August 28, 2009

NC Supreme Court Issues Emergency Room Stimulus

Because what this world needs is more armed ex-cons:

The North Carolina Supreme Court says a 2004 law that bars convicted felons from having a gun, even within their own home or business, is unconstitutional.

The state's high court ruled Friday in the case of Barney Britt of Wake County that the General Assembly went too far five years ago when it toughened restrictions on felons owning guns as part of a broad anti-domestic-violence bill.

Update: Okay, I'm a dolt.

For whatever reason, I had it in my head that the Court was allowing violent ex-cons to own firearms, and I was not thinking about non-violent offenders. Sadly, the article doesn't do a good job in defining precisely what the court said.

If it turns out that the ruling affects non-violent offenders, I'll agree with those that state they have paid their debt to society.
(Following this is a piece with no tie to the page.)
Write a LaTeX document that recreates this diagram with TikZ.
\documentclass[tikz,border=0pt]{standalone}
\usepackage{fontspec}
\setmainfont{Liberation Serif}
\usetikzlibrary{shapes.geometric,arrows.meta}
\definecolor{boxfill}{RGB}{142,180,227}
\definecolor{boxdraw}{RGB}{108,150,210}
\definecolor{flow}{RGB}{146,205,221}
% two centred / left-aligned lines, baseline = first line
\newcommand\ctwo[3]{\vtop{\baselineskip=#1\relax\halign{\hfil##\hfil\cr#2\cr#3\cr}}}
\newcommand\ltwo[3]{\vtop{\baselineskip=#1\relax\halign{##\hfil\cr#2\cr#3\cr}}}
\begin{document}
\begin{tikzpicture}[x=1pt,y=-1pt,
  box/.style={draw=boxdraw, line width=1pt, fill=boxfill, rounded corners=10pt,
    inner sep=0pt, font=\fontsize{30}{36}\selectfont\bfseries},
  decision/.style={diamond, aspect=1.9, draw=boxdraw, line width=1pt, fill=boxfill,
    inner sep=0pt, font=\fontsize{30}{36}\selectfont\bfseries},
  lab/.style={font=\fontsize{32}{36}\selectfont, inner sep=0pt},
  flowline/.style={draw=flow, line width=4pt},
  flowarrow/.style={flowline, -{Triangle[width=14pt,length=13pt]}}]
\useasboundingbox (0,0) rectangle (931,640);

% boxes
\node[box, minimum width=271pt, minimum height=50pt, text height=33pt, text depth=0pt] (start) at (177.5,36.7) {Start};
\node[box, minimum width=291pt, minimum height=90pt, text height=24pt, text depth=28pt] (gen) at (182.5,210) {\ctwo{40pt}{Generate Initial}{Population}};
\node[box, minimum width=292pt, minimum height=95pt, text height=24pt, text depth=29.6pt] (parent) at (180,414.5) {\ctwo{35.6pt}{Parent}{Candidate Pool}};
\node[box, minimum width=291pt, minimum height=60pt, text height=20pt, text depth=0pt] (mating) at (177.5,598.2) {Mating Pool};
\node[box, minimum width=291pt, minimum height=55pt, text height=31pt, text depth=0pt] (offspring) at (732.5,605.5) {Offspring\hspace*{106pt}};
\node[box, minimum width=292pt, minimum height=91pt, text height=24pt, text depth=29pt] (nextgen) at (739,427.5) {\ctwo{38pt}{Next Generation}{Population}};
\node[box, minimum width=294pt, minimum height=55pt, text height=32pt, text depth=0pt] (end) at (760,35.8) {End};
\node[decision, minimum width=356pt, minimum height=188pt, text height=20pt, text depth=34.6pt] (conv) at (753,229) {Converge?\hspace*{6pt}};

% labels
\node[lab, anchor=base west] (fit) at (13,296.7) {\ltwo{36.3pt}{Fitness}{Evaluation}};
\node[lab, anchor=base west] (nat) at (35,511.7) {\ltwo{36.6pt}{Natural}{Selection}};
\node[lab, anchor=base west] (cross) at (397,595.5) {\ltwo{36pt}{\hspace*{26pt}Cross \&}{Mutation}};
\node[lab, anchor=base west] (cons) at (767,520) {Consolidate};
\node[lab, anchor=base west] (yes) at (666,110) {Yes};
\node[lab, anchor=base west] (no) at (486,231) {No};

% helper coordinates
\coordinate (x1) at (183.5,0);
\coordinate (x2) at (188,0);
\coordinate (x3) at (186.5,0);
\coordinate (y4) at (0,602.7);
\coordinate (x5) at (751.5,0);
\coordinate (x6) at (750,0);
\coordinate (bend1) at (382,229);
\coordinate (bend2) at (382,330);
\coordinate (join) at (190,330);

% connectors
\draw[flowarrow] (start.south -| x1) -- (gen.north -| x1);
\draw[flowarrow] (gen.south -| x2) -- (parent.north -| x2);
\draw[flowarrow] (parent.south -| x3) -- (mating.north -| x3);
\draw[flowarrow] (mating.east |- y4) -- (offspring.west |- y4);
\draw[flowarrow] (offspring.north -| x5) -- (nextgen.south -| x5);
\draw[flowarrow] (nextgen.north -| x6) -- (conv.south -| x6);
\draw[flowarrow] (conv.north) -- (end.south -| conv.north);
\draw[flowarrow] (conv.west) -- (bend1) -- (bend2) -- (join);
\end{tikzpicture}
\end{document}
If it applies to violent offenders as well, I still have a problem with it.

Posted by Confederate Yankee at August 28, 2009 04:47 PM

So folks found guilty of tax evasion should be denied their rights?

Posted by: Madrocketscientist at August 28, 2009 06:11 PM

I'm all for felons being able to get their rights restored. In most states, that involves serving your time and paying your penalties. You do the crime, you do the time. Then (most) all's fair.

But ALL felons? Wierd.

I'd imagine that something like this will get struck down by the SCOTUS, though. Didn't they explicitly state in the Heller case that there are some reasonable restrictions, like felons not having access to guns, that were reasonable?
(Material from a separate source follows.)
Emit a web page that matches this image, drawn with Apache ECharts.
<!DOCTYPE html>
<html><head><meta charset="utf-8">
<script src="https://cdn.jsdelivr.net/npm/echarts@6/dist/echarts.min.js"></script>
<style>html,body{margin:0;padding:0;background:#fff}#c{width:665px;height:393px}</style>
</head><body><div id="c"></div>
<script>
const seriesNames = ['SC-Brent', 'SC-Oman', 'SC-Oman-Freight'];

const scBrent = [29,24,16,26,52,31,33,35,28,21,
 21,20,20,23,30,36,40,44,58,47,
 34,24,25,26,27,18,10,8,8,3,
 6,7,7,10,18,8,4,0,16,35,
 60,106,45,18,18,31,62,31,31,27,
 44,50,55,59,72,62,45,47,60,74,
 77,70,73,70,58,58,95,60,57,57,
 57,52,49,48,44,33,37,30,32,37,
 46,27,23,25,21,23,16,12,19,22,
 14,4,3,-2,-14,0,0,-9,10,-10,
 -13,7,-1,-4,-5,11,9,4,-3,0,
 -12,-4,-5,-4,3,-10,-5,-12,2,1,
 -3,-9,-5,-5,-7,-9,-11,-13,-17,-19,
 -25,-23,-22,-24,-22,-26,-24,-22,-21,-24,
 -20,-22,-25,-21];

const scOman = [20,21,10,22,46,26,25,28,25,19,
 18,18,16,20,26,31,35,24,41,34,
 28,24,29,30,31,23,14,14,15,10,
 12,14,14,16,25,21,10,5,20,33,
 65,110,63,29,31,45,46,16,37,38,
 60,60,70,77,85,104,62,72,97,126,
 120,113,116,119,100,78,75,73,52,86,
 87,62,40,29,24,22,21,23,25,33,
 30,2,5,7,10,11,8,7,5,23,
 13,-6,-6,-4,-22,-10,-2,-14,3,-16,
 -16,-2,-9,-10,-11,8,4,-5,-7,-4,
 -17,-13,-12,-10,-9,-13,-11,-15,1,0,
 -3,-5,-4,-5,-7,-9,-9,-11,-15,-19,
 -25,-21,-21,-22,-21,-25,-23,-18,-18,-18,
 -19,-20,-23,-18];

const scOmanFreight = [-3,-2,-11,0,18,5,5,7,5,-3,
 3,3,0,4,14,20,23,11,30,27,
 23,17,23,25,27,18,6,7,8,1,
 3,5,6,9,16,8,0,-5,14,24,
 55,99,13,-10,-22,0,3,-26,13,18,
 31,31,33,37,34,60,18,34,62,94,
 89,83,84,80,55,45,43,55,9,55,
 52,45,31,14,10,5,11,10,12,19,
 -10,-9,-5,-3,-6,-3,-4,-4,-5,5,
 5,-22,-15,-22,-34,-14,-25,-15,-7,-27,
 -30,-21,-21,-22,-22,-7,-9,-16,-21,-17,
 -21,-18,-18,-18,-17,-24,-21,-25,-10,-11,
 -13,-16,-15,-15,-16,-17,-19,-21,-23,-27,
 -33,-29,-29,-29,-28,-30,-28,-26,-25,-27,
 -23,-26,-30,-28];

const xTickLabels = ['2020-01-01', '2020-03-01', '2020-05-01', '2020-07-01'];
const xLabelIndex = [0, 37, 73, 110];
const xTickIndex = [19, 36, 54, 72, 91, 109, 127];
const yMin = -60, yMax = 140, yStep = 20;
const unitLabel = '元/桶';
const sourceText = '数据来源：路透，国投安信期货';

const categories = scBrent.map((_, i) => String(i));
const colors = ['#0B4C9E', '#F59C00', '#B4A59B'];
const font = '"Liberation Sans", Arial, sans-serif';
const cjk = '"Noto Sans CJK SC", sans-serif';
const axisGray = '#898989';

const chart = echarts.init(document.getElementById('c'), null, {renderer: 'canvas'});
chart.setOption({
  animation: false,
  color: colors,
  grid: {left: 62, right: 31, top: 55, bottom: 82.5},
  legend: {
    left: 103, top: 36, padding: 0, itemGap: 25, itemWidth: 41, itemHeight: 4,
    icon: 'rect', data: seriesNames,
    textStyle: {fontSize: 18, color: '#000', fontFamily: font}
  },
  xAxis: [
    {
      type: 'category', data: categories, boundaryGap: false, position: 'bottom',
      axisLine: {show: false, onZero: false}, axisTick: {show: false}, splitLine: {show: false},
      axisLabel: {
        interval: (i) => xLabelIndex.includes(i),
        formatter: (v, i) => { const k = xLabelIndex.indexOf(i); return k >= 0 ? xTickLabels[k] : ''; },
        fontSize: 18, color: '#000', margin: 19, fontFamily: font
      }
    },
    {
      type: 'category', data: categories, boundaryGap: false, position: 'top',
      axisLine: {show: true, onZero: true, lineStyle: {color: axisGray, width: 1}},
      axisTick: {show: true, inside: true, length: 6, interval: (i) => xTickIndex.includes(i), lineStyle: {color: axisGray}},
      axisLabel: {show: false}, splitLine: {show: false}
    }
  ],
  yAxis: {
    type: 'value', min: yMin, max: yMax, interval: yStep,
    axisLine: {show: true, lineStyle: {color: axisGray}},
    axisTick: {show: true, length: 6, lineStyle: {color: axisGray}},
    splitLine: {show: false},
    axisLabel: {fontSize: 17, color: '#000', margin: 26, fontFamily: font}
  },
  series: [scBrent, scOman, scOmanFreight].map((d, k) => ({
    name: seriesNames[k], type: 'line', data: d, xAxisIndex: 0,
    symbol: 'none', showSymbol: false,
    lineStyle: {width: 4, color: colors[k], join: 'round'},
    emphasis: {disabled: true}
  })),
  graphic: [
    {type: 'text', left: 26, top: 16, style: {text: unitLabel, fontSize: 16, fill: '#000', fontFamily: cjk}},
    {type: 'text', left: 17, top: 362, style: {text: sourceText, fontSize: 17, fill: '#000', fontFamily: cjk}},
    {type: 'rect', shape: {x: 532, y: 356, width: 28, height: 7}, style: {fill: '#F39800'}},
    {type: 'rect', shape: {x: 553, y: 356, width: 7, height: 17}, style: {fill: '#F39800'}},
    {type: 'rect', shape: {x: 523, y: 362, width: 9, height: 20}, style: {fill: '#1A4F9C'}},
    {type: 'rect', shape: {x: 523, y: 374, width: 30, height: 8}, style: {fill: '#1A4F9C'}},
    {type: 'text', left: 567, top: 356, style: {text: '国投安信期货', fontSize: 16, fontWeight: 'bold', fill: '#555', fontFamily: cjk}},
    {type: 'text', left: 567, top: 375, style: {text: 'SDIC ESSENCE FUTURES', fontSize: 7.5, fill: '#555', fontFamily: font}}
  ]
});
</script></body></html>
Posted by: John at August 28, 2009 06:21 PM

John wrote: "I'd imagine that something like this will get struck down by the SCOTUS, though. Didn't they explicitly state in the Heller case that there are some reasonable restrictions, like felons not having access to guns, that were reasonable?"
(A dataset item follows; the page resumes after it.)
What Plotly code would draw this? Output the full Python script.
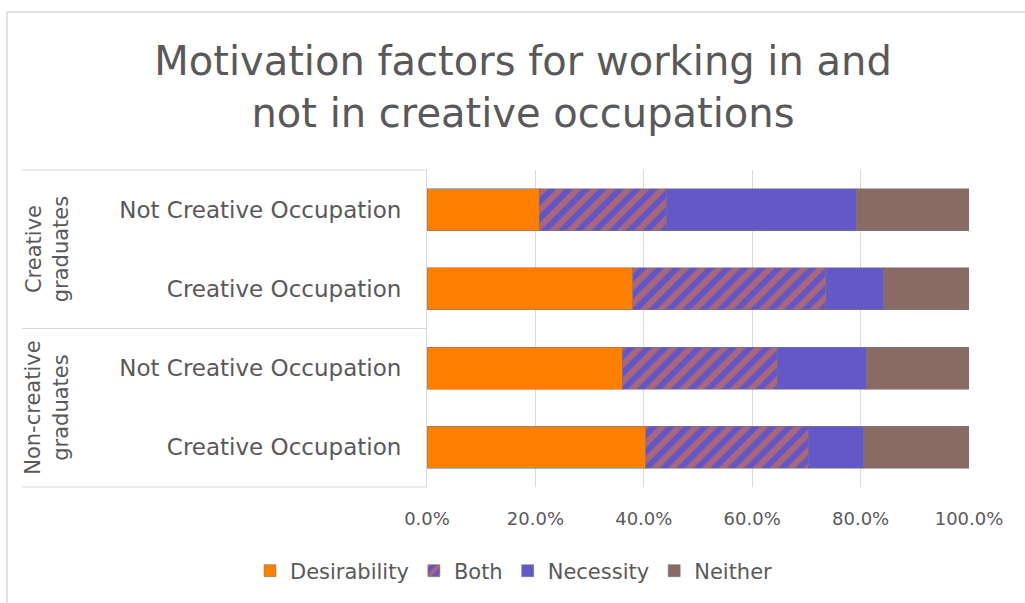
import plotly.graph_objects as go

# ---- data ----
row_keys = ["cg_not", "cg_cre", "ng_not", "ng_cre"]          # top to bottom
row_labels = ["Not Creative Occupation", "Creative Occupation",
              "Not Creative Occupation", "Creative Occupation"]
groups = ["Creative<br>graduates", "Non-creative<br>graduates"]
series = ["Desirability", "Both", "Necessity", "Neither"]
desirability = [0.207, 0.380, 0.360, 0.404]
both = [0.234, 0.356, 0.286, 0.299]
necessity = [0.351, 0.107, 0.164, 0.103]
neither = [0.208, 0.157, 0.190, 0.194]
x_ticks = [0, 0.2, 0.4, 0.6, 0.8, 1.0]
x_ticklabels = ["0.0%", "20.0%", "40.0%", "60.0%", "80.0%", "100.0%"]

# ---- geometry (pixels) ----
W, H = 1025, 603
PL, PR, PT, PB = 427, 969, 170, 487
pw, ph = PR - PL, PB - PT


def px(xp):
    return (xp - PL) / pw


def py(yp):
    return (PB - yp) / ph


FONT = "DejaVu Sans"
TXT = "#595959"
line_col = "#d9d9d9"

fig = go.Figure()
common_line = dict(color="rgba(120,120,120,0.55)", width=1)
fig.add_trace(go.Bar(name=series[0], y=row_keys, x=desirability, orientation="h",
                     marker=dict(color="#FF8000", line=common_line)))
fig.add_trace(go.Bar(name=series[1], y=row_keys, x=both, orientation="h",
                     marker=dict(color="#6455C4", line=common_line,
                                 pattern=dict(shape="/", fgcolor="#EC7A34",
                                              size=12, solidity=0.5))))
fig.add_trace(go.Bar(name=series[2], y=row_keys, x=necessity, orientation="h",
                     marker=dict(color="#6457C8", line=common_line)))
fig.add_trace(go.Bar(name=series[3], y=row_keys, x=neither, orientation="h",
                     marker=dict(color="#8A6A64", line=common_line)))

shapes = []
# outer chart border (left and top, cropped at right/bottom)
shapes.append(dict(type="line", xref="paper", yref="paper",
                   x0=px(7), x1=px(7), y0=py(12), y1=py(H + 5),
                   line=dict(color="#d9d9d9", width=1.5)))
shapes.append(dict(type="line", xref="paper", yref="paper",
                   x0=px(7), x1=px(W + 5), y0=py(12), y1=py(12),
                   line=dict(color="#d9d9d9", width=1.5)))
# category table lines
for yp in (PT, (PT + PB) / 2, PB):
    shapes.append(dict(type="line", xref="paper", yref="paper",
                       x0=px(22), x1=px(PL), y0=py(yp), y1=py(yp),
                       line=dict(color=line_col, width=1.2)))

annotations = []
for i, g in enumerate(groups):
    yc = PT + ph / 4 + i * ph / 2
    annotations.append(dict(text=g, xref="paper", yref="paper",
                            x=px(47), y=py(yc), textangle=-90, showarrow=False,
                            font=dict(family=FONT, size=21, color=TXT),
                            xanchor="center", yanchor="middle"))

fig.update_layout(
    width=W, height=H,
    margin=dict(l=PL, r=W - PR, t=PT, b=H - PB, pad=0),
    barmode="stack", bargap=0.47,
    paper_bgcolor="white", plot_bgcolor="white",
    font=dict(family=FONT, color=TXT),
    title=dict(text="Motivation factors for working in and<br>not in creative occupations",
               x=523 / W, xanchor="center", xref="container",
               y=1 - 75 / H, yanchor="middle",
               font=dict(family=FONT, size=40, color=TXT)),
    xaxis=dict(range=[0, 1], tickvals=x_ticks, ticktext=x_ticklabels,
               showgrid=True, gridcolor=line_col, gridwidth=1, zeroline=False,
               ticks="outside", ticklen=15, tickcolor="rgba(0,0,0,0)",
               tickfont=dict(family=FONT, size=18, color=TXT), fixedrange=True),
    yaxis=dict(categoryorder="array", categoryarray=row_keys[::-1],
               tickvals=row_keys, ticktext=row_labels,
               showline=True, linecolor=line_col, linewidth=1.2,
               ticks="outside", ticklen=20, tickcolor="rgba(0,0,0,0)",
               tickfont=dict(family=FONT, size=23, color=TXT), fixedrange=True),
    legend=dict(orientation="h", x=px(250), xanchor="left", y=py(571), yanchor="middle",
                font=dict(family=FONT, size=21, color=TXT), traceorder="normal",
                itemwidth=30, bgcolor="rgba(0,0,0,0)"),
    shapes=shapes, annotations=annotations,
)

fig.write_html("out.html", config={"displayModeBar": False},
               post_script="document.body.style.margin='0';document.body.style.overflow='hidden';")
And John is absolutely correct!

Makes me wonder if these judges ever read the news...or the judicial updates that come their way on a very regular basis. This one, in fact, raised many eyebrows throughout the land.

There's absolutely NO question this ruling will be overturned by SCOTUS, and don't be surprised if it's done "without comment". In other words, they'll be calling the NC judiciary a bunch of idiots.

Posted by: Dell at August 28, 2009 06:35 PM

Most cities and states are taking the position that Heller only applies to federal, not state or local, government. I'm guessing that's the reasoning here.

Posted by: jdb at August 28, 2009 07:47 PM

My guess is this had nothing to do with Federal gun laws and perhaps not even the right to keep and bear arms and will not get anywhere near the SCOTUS.

See also my blog post on the topic.

Posted by: Joe Huffman at August 28, 2009 10:22 PM

Sorry, but the NC SC is correct. While a mildly convincing argument can be made that a felon on parole can be denied a weapon, such an argument falls logically flat after her sentence is up. The punishment is done, over. IF the right of self defense is absolutely fundamental (even more so than free speech), depriving someone of that right for life, especially if their crime had nothing to do with guns, is immoral.

Anytime someone attempts to circumscribe the right to self defense, simply apply the same argument to the right to free speech and see how it sounds.

Posted by: Bikerdad at August 29, 2009 05:29 AM

I'm with bikerdad. Once your sentence is completed (including parole and probation), it should take a jury trial to deprive you of your civil rights. The State should have to prove beyond a reasonable doubt that you are not dangerous enough to be locked up but still dangerous enough to be a second class citizen. Tax fraud just doesn't make a man a murderer.


Posted by: Pol Mordreth at August 29, 2009 11:21 AM

So if these ex-felons are so dangerous that they allegedly can't be trusted with guns, then why should they be let loose to resume their predations as opposed to remaining locked up? I'm surprised at you, Mr. Owens. As pro-gun as you are this post sounds like something Paul Helmke would have nailed up on the Brady blog.

Posted by: the pistolero at August 29, 2009 11:22 AM

There's a point to the article being written vaguely. You are meant to imagine violent psychopaths roaming the streets with guns. Thus you will realize what nuts gun-rights advocates are "They're giving PSYCHOS the right to have guns too!" and resist their evil propaganda about some supposed "right to bear arms."

Posted by: Ersatz at August 30, 2009 04:58 AM

But if these ex-cons (or any other NC resident) wants to actually obtain a handgun they are still required to obtain approval from their local sheriff prior to purchasing the weapon.

What if the Sheriff denies the request for approval?

What then, oh sages of the NC Supreme court?

Amazing, the Legislature has no ability pass law that specifically restricts a convicted felon's 2nd amendment rights, but they can pass law that cedes the entire issue to county sheriffs.

Posted by: ThomasD at September 1, 2009 09:59 AM

You missed a rather salient point here. This law was unconstitutional because it retroactively stripped away a civil right after it had been restored by a court. You cannot take away a mans civil rights without due process.

The individual in question who challenged the law had already legally purchased firearms during the period between when his civil rights were restored and the passage of this law, so I don't think your point really has legs.